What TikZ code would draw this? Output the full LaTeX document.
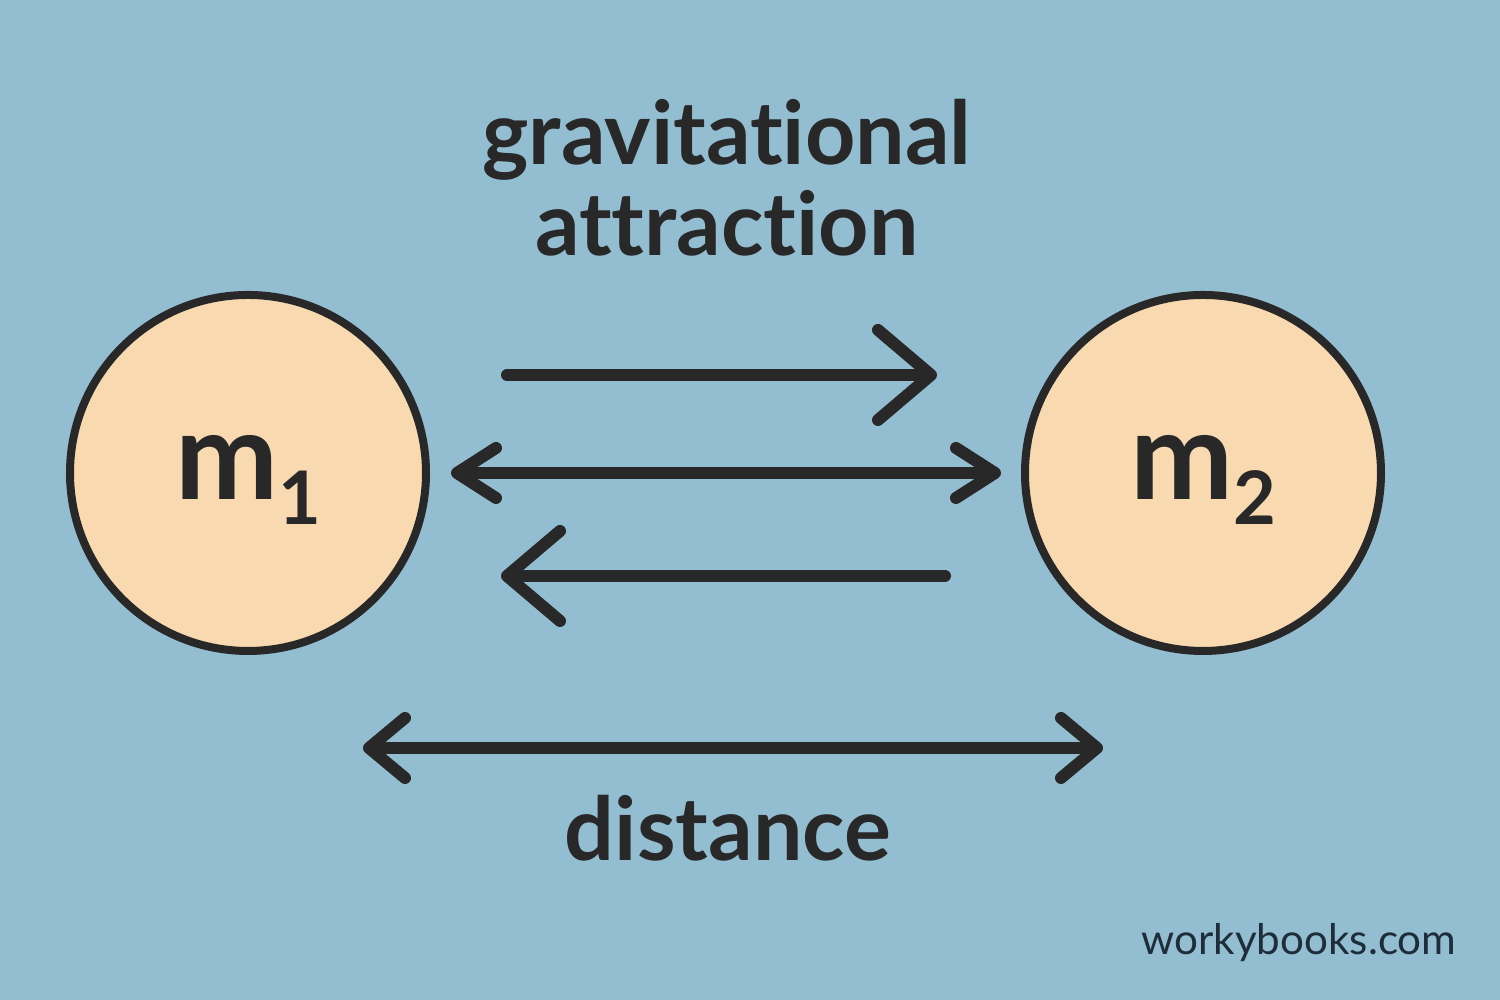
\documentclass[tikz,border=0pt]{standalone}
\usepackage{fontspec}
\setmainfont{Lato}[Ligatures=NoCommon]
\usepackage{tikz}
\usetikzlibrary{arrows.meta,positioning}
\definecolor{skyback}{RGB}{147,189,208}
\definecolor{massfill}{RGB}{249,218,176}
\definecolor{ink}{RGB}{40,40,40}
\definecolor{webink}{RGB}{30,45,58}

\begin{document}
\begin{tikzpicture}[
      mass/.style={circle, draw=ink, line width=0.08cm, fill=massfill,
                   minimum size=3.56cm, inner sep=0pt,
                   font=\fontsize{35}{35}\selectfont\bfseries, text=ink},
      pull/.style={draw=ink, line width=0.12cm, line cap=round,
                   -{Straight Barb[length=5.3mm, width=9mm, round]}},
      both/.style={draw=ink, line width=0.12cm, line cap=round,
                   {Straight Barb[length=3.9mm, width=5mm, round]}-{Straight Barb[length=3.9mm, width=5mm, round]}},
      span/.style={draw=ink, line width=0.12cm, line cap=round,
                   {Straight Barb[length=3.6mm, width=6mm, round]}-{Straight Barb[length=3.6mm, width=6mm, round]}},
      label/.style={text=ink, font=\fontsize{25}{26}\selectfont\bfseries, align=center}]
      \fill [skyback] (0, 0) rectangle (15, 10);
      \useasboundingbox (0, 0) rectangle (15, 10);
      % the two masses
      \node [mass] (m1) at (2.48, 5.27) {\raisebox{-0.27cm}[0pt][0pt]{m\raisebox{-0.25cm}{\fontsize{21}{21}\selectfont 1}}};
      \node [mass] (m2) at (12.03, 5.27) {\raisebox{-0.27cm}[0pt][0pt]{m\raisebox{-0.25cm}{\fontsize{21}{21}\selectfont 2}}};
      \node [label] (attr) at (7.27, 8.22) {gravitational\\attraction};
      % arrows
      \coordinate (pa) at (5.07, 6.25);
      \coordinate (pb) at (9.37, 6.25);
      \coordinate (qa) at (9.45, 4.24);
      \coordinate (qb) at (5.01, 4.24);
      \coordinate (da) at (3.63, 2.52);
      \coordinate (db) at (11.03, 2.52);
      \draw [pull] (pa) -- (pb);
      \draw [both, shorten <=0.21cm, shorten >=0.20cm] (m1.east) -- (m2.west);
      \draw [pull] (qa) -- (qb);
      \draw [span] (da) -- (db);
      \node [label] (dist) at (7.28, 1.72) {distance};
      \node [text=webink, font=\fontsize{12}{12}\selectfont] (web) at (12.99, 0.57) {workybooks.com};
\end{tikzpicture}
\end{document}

Short task -> Leave out the pictures and print every line of the data exactly.

Final result ->
What TikZ code would draw this? Output the full LaTeX document.
\documentclass[tikz,border=0pt]{standalone}
\usepackage{fontspec}
\setmainfont{Lato}[Ligatures=NoCommon]
\usepackage{tikz}
\usetikzlibrary{arrows.meta,positioning}
\definecolor{skyback}{RGB}{147,189,208}
\definecolor{massfill}{RGB}{249,218,176}
\definecolor{ink}{RGB}{40,40,40}
\definecolor{webink}{RGB}{30,45,58}

\begin{document}
\begin{tikzpicture}[
      mass/.style={circle, draw=ink, line width=0.08cm, fill=massfill,
                   minimum size=3.56cm, inner sep=0pt,
                   font=\fontsize{35}{35}\selectfont\bfseries, text=ink},
      pull/.style={draw=ink, line width=0.12cm, line cap=round,
                   -{Straight Barb[length=5.3mm, width=9mm, round]}},
      both/.style={draw=ink, line width=0.12cm, line cap=round,
                   {Straight Barb[length=3.9mm, width=5mm, round]}-{Straight Barb[length=3.9mm, width=5mm, round]}},
      span/.style={draw=ink, line width=0.12cm, line cap=round,
                   {Straight Barb[length=3.6mm, width=6mm, round]}-{Straight Barb[length=3.6mm, width=6mm, round]}},
      label/.style={text=ink, font=\fontsize{25}{26}\selectfont\bfseries, align=center}]
      \fill [skyback] (0, 0) rectangle (15, 10);
      \useasboundingbox (0, 0) rectangle (15, 10);
      % the two masses
      \node [mass] (m1) at (2.48, 5.27) {\raisebox{-0.27cm}[0pt][0pt]{m\raisebox{-0.25cm}{\fontsize{21}{21}\selectfont 1}}};
      \node [mass] (m2) at (12.03, 5.27) {\raisebox{-0.27cm}[0pt][0pt]{m\raisebox{-0.25cm}{\fontsize{21}{21}\selectfont 2}}};
      \node [label] (attr) at (7.27, 8.22) {gravitational\\attraction};
      % arrows
      \coordinate (pa) at (5.07, 6.25);
      \coordinate (pb) at (9.37, 6.25);
      \coordinate (qa) at (9.45, 4.24);
      \coordinate (qb) at (5.01, 4.24);
      \coordinate (da) at (3.63, 2.52);
      \coordinate (db) at (11.03, 2.52);
      \draw [pull] (pa) -- (pb);
      \draw [both, shorten <=0.21cm, shorten >=0.20cm] (m1.east) -- (m2.west);
      \draw [pull] (qa) -- (qb);
      \draw [span] (da) -- (db);
      \node [label] (dist) at (7.28, 1.72) {distance};
      \node [text=webink, font=\fontsize{12}{12}\selectfont] (web) at (12.99, 0.57) {workybooks.com};
\end{tikzpicture}
\end{document}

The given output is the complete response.